>> Start

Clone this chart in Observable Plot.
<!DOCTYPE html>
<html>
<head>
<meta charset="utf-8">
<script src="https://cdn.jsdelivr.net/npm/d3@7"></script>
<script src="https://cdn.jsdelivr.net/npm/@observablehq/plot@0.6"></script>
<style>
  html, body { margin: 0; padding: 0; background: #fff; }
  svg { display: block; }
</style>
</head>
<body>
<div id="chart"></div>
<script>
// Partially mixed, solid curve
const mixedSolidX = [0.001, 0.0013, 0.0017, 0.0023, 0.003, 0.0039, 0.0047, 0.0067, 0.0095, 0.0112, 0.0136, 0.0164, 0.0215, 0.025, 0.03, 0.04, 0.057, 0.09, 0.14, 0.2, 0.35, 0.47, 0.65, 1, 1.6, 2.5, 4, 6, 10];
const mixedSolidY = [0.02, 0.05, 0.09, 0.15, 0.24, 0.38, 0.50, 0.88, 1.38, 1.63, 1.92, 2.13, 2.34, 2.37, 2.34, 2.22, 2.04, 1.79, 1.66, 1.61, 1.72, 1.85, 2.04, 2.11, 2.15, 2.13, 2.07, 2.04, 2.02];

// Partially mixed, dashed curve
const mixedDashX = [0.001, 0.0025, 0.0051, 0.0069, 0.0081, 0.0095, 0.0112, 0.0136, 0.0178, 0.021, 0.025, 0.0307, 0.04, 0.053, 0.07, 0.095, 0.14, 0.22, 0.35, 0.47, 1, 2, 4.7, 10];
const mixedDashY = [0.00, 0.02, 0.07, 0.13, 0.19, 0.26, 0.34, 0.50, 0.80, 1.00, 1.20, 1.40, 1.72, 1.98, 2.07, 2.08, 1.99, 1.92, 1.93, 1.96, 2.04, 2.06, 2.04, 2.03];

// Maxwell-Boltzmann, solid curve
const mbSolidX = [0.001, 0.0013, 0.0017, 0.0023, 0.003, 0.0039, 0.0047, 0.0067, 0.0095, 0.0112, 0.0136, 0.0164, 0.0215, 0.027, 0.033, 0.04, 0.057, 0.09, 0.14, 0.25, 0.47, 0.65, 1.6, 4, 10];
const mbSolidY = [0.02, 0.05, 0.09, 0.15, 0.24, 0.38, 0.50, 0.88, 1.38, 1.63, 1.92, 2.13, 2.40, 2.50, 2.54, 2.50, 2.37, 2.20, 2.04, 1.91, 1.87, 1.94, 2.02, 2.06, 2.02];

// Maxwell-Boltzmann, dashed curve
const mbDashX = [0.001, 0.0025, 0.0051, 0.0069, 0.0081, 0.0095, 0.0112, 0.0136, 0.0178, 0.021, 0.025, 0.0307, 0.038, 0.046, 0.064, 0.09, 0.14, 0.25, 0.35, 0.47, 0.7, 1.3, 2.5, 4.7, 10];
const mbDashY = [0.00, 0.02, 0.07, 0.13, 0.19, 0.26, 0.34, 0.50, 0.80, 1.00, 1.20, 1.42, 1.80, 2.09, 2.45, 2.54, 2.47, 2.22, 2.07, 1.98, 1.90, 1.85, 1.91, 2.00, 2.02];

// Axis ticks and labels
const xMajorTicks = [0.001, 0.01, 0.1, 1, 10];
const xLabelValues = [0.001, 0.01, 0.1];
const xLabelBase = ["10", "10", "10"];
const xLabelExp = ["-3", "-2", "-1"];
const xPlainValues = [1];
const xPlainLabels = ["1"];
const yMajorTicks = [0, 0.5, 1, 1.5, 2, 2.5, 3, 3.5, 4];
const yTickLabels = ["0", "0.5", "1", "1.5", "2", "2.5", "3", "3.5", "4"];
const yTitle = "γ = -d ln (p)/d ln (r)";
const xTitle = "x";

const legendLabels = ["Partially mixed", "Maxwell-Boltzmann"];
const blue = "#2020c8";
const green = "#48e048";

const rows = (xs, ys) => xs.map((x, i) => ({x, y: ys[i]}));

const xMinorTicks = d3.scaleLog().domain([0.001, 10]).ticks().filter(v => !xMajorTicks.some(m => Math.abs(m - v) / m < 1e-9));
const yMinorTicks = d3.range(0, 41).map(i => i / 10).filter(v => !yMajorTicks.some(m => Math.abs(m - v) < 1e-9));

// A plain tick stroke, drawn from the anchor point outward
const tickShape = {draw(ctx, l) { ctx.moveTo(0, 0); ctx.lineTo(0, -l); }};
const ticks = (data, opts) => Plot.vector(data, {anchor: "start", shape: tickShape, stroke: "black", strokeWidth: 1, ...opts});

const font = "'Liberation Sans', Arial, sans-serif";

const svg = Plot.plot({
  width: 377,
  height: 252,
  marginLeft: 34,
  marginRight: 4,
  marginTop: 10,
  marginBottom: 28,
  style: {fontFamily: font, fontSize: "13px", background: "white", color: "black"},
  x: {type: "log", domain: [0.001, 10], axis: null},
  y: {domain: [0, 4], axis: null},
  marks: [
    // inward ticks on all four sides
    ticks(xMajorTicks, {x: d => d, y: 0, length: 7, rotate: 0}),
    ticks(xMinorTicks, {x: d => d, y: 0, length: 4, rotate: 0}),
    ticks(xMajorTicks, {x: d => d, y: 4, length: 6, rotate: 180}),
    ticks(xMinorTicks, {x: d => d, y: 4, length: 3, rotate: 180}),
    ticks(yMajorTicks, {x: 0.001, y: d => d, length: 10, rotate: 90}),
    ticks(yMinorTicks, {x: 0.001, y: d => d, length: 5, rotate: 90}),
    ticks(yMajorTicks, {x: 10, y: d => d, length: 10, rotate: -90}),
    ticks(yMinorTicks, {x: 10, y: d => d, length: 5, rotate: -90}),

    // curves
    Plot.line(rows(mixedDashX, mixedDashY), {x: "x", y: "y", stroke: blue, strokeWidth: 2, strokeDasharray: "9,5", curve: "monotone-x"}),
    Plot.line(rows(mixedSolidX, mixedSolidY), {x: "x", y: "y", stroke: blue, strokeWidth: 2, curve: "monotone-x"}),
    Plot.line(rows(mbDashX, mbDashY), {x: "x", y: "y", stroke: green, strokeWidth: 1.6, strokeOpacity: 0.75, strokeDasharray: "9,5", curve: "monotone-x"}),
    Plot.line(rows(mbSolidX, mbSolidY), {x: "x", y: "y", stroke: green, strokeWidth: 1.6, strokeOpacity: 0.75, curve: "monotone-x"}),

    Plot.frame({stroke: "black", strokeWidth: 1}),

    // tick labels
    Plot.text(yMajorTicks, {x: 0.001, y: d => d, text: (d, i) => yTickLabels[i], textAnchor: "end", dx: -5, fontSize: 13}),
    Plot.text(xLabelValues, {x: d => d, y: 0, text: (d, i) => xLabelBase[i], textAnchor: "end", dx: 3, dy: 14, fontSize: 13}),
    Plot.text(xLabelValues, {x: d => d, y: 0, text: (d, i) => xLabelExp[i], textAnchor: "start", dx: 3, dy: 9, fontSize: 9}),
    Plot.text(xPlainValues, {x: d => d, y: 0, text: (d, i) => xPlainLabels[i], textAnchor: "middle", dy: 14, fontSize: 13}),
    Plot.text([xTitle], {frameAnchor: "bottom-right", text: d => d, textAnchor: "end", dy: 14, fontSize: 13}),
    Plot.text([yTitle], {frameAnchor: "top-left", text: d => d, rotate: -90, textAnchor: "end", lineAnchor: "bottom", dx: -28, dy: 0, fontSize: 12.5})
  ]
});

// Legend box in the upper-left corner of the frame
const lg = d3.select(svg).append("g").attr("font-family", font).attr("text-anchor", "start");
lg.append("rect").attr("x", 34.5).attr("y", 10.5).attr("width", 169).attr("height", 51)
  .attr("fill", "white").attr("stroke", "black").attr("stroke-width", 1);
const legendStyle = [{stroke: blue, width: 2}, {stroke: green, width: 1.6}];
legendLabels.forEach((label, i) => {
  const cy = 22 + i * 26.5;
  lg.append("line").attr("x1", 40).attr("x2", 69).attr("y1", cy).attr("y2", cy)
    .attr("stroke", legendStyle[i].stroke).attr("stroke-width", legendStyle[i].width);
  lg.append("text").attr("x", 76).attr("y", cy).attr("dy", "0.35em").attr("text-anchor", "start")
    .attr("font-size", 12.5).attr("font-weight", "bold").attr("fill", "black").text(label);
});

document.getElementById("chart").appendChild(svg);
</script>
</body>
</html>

>> End

**TASK GOAL**
Show, from the material above, each line that includes the string "chart".

**COMPLETED TASK**
Clone this chart in Observable Plot.
<div id="chart"></div>
document.getElementById("chart").appendChild(svg);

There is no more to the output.